» **Instruction**:
Here are some records; quote them exactly, leaving out the pictures.

* Start Data provided *

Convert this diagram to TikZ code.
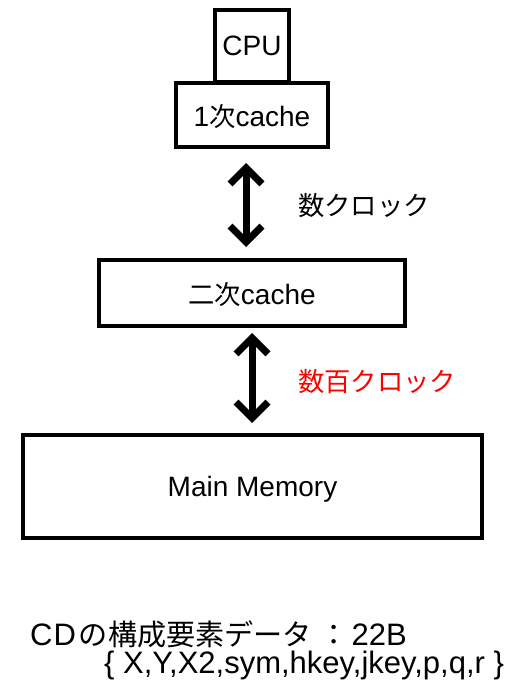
\documentclass[tikz,border=0pt]{standalone}
\usepackage{fontspec}
\setmainfont{Liberation Sans}
\newfontfamily\jp[Scale=0.94]{Noto Sans CJK JP}
\usetikzlibrary{arrows.meta}
\tikzset{
  box/.style={draw=black, line width=4pt, inner sep=0pt, text depth=0pt, font=\fontsize{28}{32}\selectfont},
  lbl/.style={inner sep=0pt, anchor=west, font=\fontsize{28}{32}\selectfont},
  dbl/.style={line width=7pt, {Straight Barb[length=16pt,width=32pt]}-{Straight Barb[length=16pt,width=32pt]}},
}
\begin{document}
\begin{tikzpicture}[x=1pt,y=-1pt]
\useasboundingbox (0,0) rectangle (506,684);
% memory hierarchy boxes
\node[box, minimum width=74pt, minimum height=72pt] (cpu) at (252,46) {CPU};
\node[box, minimum width=152pt, minimum height=64pt] (l1) at (252,115) {1{\jp 次}cache};
\node[box, minimum width=306pt, minimum height=66pt] (l2) at (252,293) {{\jp 二次}cache};
\node[box, minimum width=459pt, minimum height=103pt] (mem) at (252.5,486.5) {Main Memory};
% access latencies
\coordinate (a1t) at (246,163);
\coordinate (a1b) at (246,247);
\coordinate (a2t) at (252,333);
\coordinate (a2b) at (252,423);
\draw[dbl] (a1t) -- (a1b);
\draw[dbl] (a2t) -- (a2b);
\node[lbl] (lat1) at (298,206) {\jp 数クロック};
\node[lbl, text=red] (lat2) at (298,382) {\jp 数百クロック};
% record layout
\node[lbl, font=\fontsize{31}{36}\selectfont] (rec) at (30,634) {C\kern1ptD\kern3pt{\jp の構成要素データ\hspace{0.25em}：}\hspace{0.1em}22B};
\node[lbl, font=\fontsize{31}{36}\selectfont] (fields) at (104,665) {\{ X,Y,X2,sym,hkey,jkey,p,q,r \}};
\end{tikzpicture}
\end{document}
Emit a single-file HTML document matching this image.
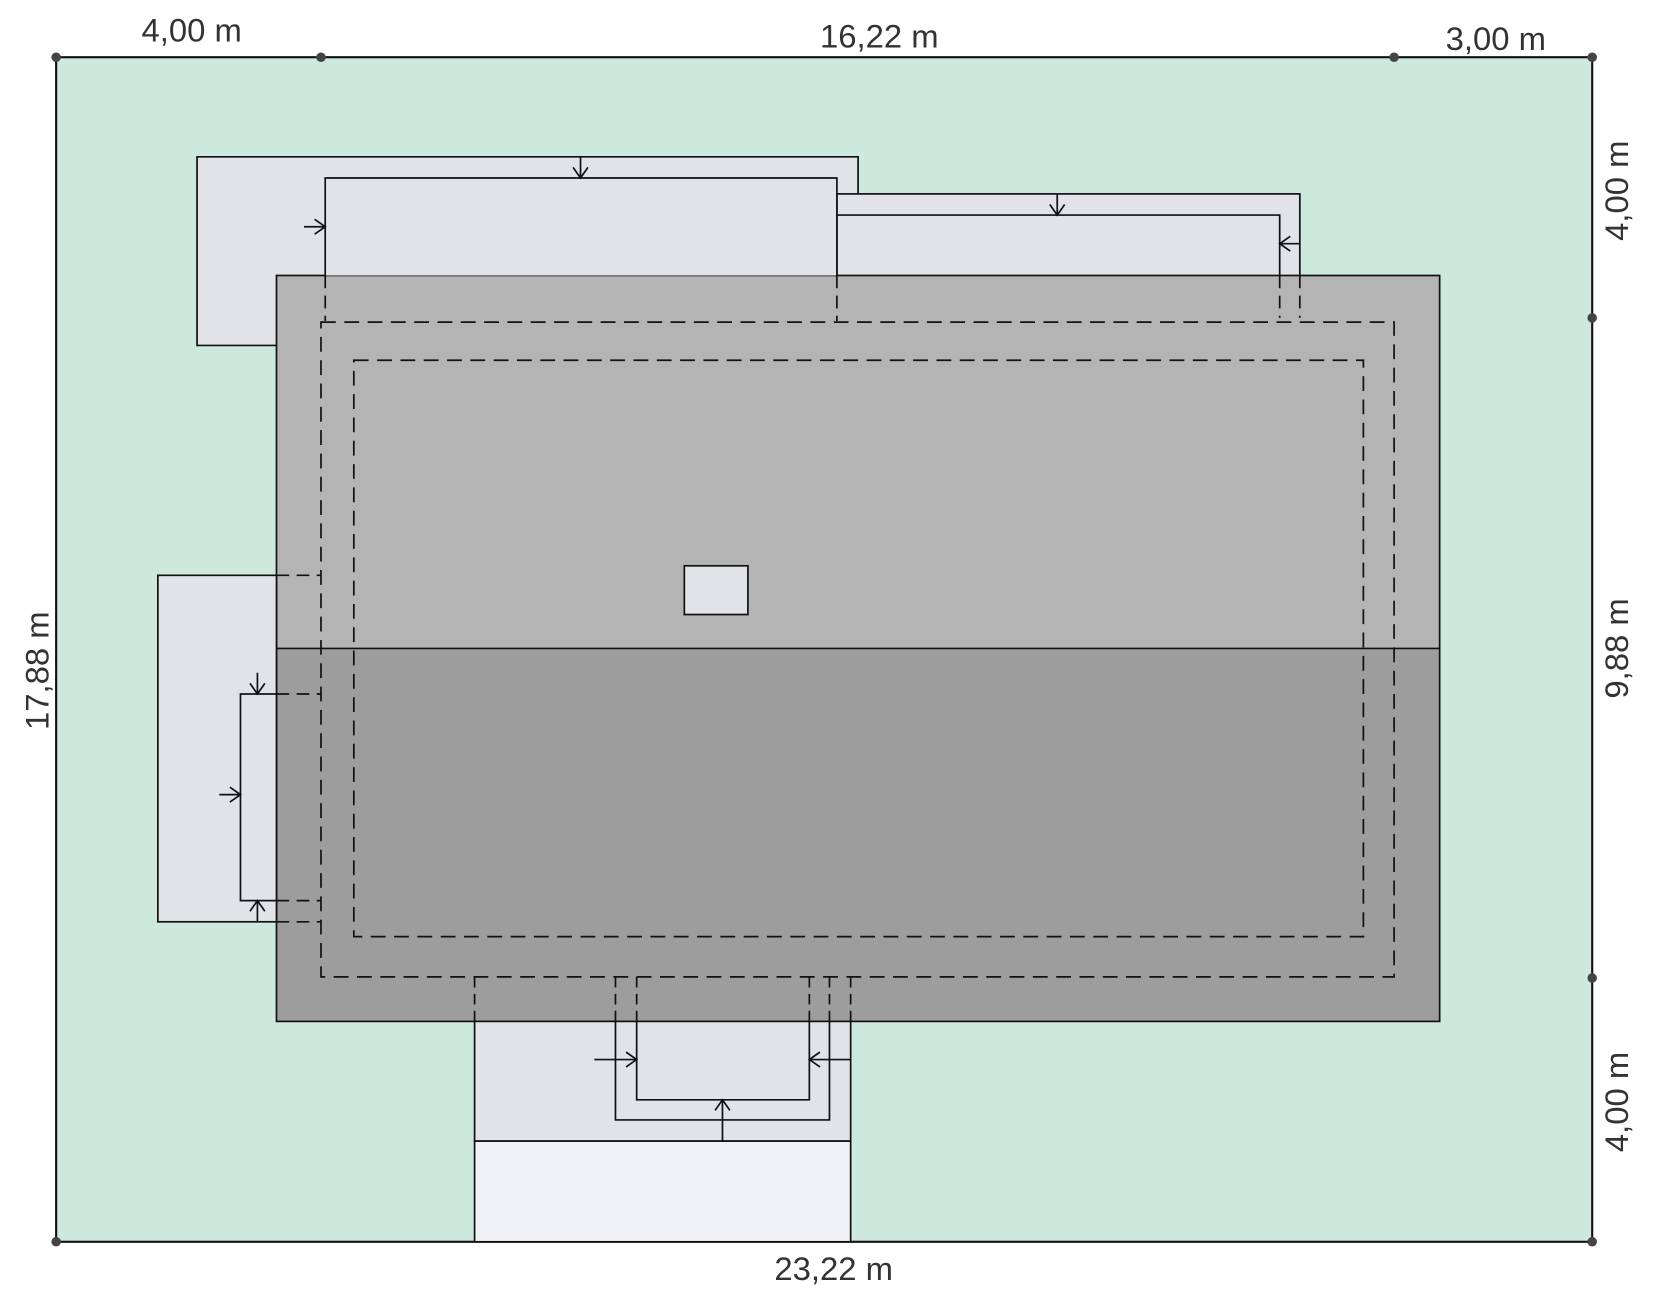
<!DOCTYPE html>
<html><head><meta charset="utf-8"><style>
html,body{margin:0;padding:0;background:#fff;width:1660px;height:1299px;overflow:hidden}
svg{display:block}
text{font-family:"Liberation Sans Narrow","Liberation Sans",sans-serif;font-size:31px;fill:#333}
</style></head><body>
<svg width="1660" height="1299" viewBox="0 0 1567 1226" preserveAspectRatio="none" xmlns="http://www.w3.org/2000/svg">
<g stroke="#111" stroke-width="1.6" fill="none">
<rect x="53" y="54" width="1450" height="1118" fill="#cde8dd" stroke-width="2"/>
<!-- top terraces -->
<rect x="186" y="148" width="624" height="178" fill="#e2e3e8" stroke="none"/>
<rect x="790" y="183" width="437" height="117" fill="#e2e3e8"/>
<path d="M261 326 H186 V148 H810 V183"/>
<path d="M261 326 H303" stroke-dasharray="12 7"/>
<!-- house -->
<rect x="261" y="260" width="1098" height="352" fill="#b3b4b3" stroke="none"/>
<rect x="261" y="612" width="1098" height="352" fill="#9c9d9c" stroke="none"/>
<rect x="261" y="260" width="1098" height="704"/>
<line x1="261" y1="612" x2="1359" y2="612"/>
<!-- left terrace -->
<rect x="149" y="543" width="112" height="327" fill="#e2e3e8"/>
<rect x="227" y="655" width="34" height="195" fill="#e2e3e8"/>
<!-- top inner lines -->
<path d="M307 260 V168 H790 V260" fill="#e2e3e8"/>
<path d="M307 260 V303 M790 260 V303" stroke-dasharray="12 7"/>
<path d="M790 203 H1208 V260"/>
<path d="M1208 260 V300 M1227 260 V300" stroke-dasharray="12 7"/>
<!-- dashed rects -->
<rect x="303" y="304" width="1013" height="618" stroke-dasharray="14 8"/>
<rect x="334" y="340" width="953" height="544" stroke-dasharray="14 8"/>
<!-- chimney -->
<rect x="646" y="534" width="60" height="46" fill="#e2e3e8"/>
<!-- left inner -->
<path d="M261 543 H303 M261 655 H303 M261 850 H303 M261 870 H303" stroke-dasharray="12 7"/>
<!-- porch -->
<rect x="448" y="964" width="355" height="113" fill="#e2e3e8"/>
<rect x="448" y="1077" width="355" height="95" fill="#f1f2f5"/>
<path d="M448 922 V964 M803 922 V964 M581 922 V964 M601 922 V964 M764 922 V964 M783 922 V964" stroke-dasharray="10 6"/>
<path d="M581 964 V1057 H783 V964 M601 964 V1038 H764 V964"/>
<!-- arrows -->
<path d="M548 148 V168 M541 158 L548 168 L555 158"/>
<path d="M287 214 H307 M297 207 L307 214 L297 221"/>
<path d="M998 183 V203 M991 193 L998 203 L1005 193"/>
<path d="M1227 230 H1208 M1218 223 L1208 230 L1218 237"/>
<path d="M243 635 V655 M236 645 L243 655 L250 645"/>
<path d="M207 750 H227 M217 743 L227 750 L217 757"/>
<path d="M243 870 V850 M236 860 L243 850 L250 860"/>
<path d="M561 1000 H601 M591 993 L601 1000 L591 1007"/>
<path d="M803 1000 H764 M774 993 L764 1000 L774 1007"/>
<path d="M682 1077 V1038 M675 1048 L682 1038 L689 1048"/>
</g>
<g fill="#444">
<circle cx="53" cy="54" r="4.5"/><circle cx="303" cy="54" r="4.5"/><circle cx="1316" cy="54" r="4.5"/><circle cx="1503" cy="54" r="4.5"/>
<circle cx="1503" cy="300" r="4.5"/><circle cx="1503" cy="923" r="4.5"/><circle cx="53" cy="1172" r="4.5"/><circle cx="1503" cy="1172" r="4.5"/>
</g>
<text x="181" y="39" text-anchor="middle">4,00  m</text>
<text x="830" y="45" text-anchor="middle">16,22  m</text>
<text x="1412" y="47" text-anchor="middle">3,00  m</text>
<text x="787" y="1208" text-anchor="middle">23,22  m</text>
<text transform="translate(46,633) rotate(-90)" text-anchor="middle">17,88  m</text>
<text transform="translate(1537,180) rotate(-90)" text-anchor="middle">4,00  m</text>
<text transform="translate(1537,612) rotate(-90)" text-anchor="middle">9,88  m</text>
<text transform="translate(1537,1040) rotate(-90)" text-anchor="middle">4,00  m</text>
</svg>
</body></html>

* End Data provided *

» **Written solution**:
Convert this diagram to TikZ code.
\documentclass[tikz,border=0pt]{standalone}
\usepackage{fontspec}
\setmainfont{Liberation Sans}
\newfontfamily\jp[Scale=0.94]{Noto Sans CJK JP}
\usetikzlibrary{arrows.meta}
\tikzset{
  box/.style={draw=black, line width=4pt, inner sep=0pt, text depth=0pt, font=\fontsize{28}{32}\selectfont},
  lbl/.style={inner sep=0pt, anchor=west, font=\fontsize{28}{32}\selectfont},
  dbl/.style={line width=7pt, {Straight Barb[length=16pt,width=32pt]}-{Straight Barb[length=16pt,width=32pt]}},
}
\begin{document}
\begin{tikzpicture}[x=1pt,y=-1pt]
\useasboundingbox (0,0) rectangle (506,684);
% memory hierarchy boxes
\node[box, minimum width=74pt, minimum height=72pt] (cpu) at (252,46) {CPU};
\node[box, minimum width=152pt, minimum height=64pt] (l1) at (252,115) {1{\jp 次}cache};
\node[box, minimum width=306pt, minimum height=66pt] (l2) at (252,293) {{\jp 二次}cache};
\node[box, minimum width=459pt, minimum height=103pt] (mem) at (252.5,486.5) {Main Memory};
% access latencies
\coordinate (a1t) at (246,163);
\coordinate (a1b) at (246,247);
\coordinate (a2t) at (252,333);
\coordinate (a2b) at (252,423);
\draw[dbl] (a1t) -- (a1b);
\draw[dbl] (a2t) -- (a2b);
\node[lbl] (lat1) at (298,206) {\jp 数クロック};
\node[lbl, text=red] (lat2) at (298,382) {\jp 数百クロック};
% record layout
\node[lbl, font=\fontsize{31}{36}\selectfont] (rec) at (30,634) {C\kern1ptD\kern3pt{\jp の構成要素データ\hspace{0.25em}：}\hspace{0.1em}22B};
\node[lbl, font=\fontsize{31}{36}\selectfont] (fields) at (104,665) {\{ X,Y,X2,sym,hkey,jkey,p,q,r \}};
\end{tikzpicture}
\end{document}
Emit a single-file HTML document matching this image.
<!DOCTYPE html>
<html><head><meta charset="utf-8"><style>
html,body{margin:0;padding:0;background:#fff;width:1660px;height:1299px;overflow:hidden}
svg{display:block}
text{font-family:"Liberation Sans Narrow","Liberation Sans",sans-serif;font-size:31px;fill:#333}
</style></head><body>
<svg width="1660" height="1299" viewBox="0 0 1567 1226" preserveAspectRatio="none" xmlns="http://www.w3.org/2000/svg">
<g stroke="#111" stroke-width="1.6" fill="none">
<rect x="53" y="54" width="1450" height="1118" fill="#cde8dd" stroke-width="2"/>
<!-- top terraces -->
<rect x="186" y="148" width="624" height="178" fill="#e2e3e8" stroke="none"/>
<rect x="790" y="183" width="437" height="117" fill="#e2e3e8"/>
<path d="M261 326 H186 V148 H810 V183"/>
<path d="M261 326 H303" stroke-dasharray="12 7"/>
<!-- house -->
<rect x="261" y="260" width="1098" height="352" fill="#b3b4b3" stroke="none"/>
<rect x="261" y="612" width="1098" height="352" fill="#9c9d9c" stroke="none"/>
<rect x="261" y="260" width="1098" height="704"/>
<line x1="261" y1="612" x2="1359" y2="612"/>
<!-- left terrace -->
<rect x="149" y="543" width="112" height="327" fill="#e2e3e8"/>
<rect x="227" y="655" width="34" height="195" fill="#e2e3e8"/>
<!-- top inner lines -->
<path d="M307 260 V168 H790 V260" fill="#e2e3e8"/>
<path d="M307 260 V303 M790 260 V303" stroke-dasharray="12 7"/>
<path d="M790 203 H1208 V260"/>
<path d="M1208 260 V300 M1227 260 V300" stroke-dasharray="12 7"/>
<!-- dashed rects -->
<rect x="303" y="304" width="1013" height="618" stroke-dasharray="14 8"/>
<rect x="334" y="340" width="953" height="544" stroke-dasharray="14 8"/>
<!-- chimney -->
<rect x="646" y="534" width="60" height="46" fill="#e2e3e8"/>
<!-- left inner -->
<path d="M261 543 H303 M261 655 H303 M261 850 H303 M261 870 H303" stroke-dasharray="12 7"/>
<!-- porch -->
<rect x="448" y="964" width="355" height="113" fill="#e2e3e8"/>
<rect x="448" y="1077" width="355" height="95" fill="#f1f2f5"/>
<path d="M448 922 V964 M803 922 V964 M581 922 V964 M601 922 V964 M764 922 V964 M783 922 V964" stroke-dasharray="10 6"/>
<path d="M581 964 V1057 H783 V964 M601 964 V1038 H764 V964"/>
<!-- arrows -->
<path d="M548 148 V168 M541 158 L548 168 L555 158"/>
<path d="M287 214 H307 M297 207 L307 214 L297 221"/>
<path d="M998 183 V203 M991 193 L998 203 L1005 193"/>
<path d="M1227 230 H1208 M1218 223 L1208 230 L1218 237"/>
<path d="M243 635 V655 M236 645 L243 655 L250 645"/>
<path d="M207 750 H227 M217 743 L227 750 L217 757"/>
<path d="M243 870 V850 M236 860 L243 850 L250 860"/>
<path d="M561 1000 H601 M591 993 L601 1000 L591 1007"/>
<path d="M803 1000 H764 M774 993 L764 1000 L774 1007"/>
<path d="M682 1077 V1038 M675 1048 L682 1038 L689 1048"/>
</g>
<g fill="#444">
<circle cx="53" cy="54" r="4.5"/><circle cx="303" cy="54" r="4.5"/><circle cx="1316" cy="54" r="4.5"/><circle cx="1503" cy="54" r="4.5"/>
<circle cx="1503" cy="300" r="4.5"/><circle cx="1503" cy="923" r="4.5"/><circle cx="53" cy="1172" r="4.5"/><circle cx="1503" cy="1172" r="4.5"/>
</g>
<text x="181" y="39" text-anchor="middle">4,00  m</text>
<text x="830" y="45" text-anchor="middle">16,22  m</text>
<text x="1412" y="47" text-anchor="middle">3,00  m</text>
<text x="787" y="1208" text-anchor="middle">23,22  m</text>
<text transform="translate(46,633) rotate(-90)" text-anchor="middle">17,88  m</text>
<text transform="translate(1537,180) rotate(-90)" text-anchor="middle">4,00  m</text>
<text transform="translate(1537,612) rotate(-90)" text-anchor="middle">9,88  m</text>
<text transform="translate(1537,1040) rotate(-90)" text-anchor="middle">4,00  m</text>
</svg>
</body></html>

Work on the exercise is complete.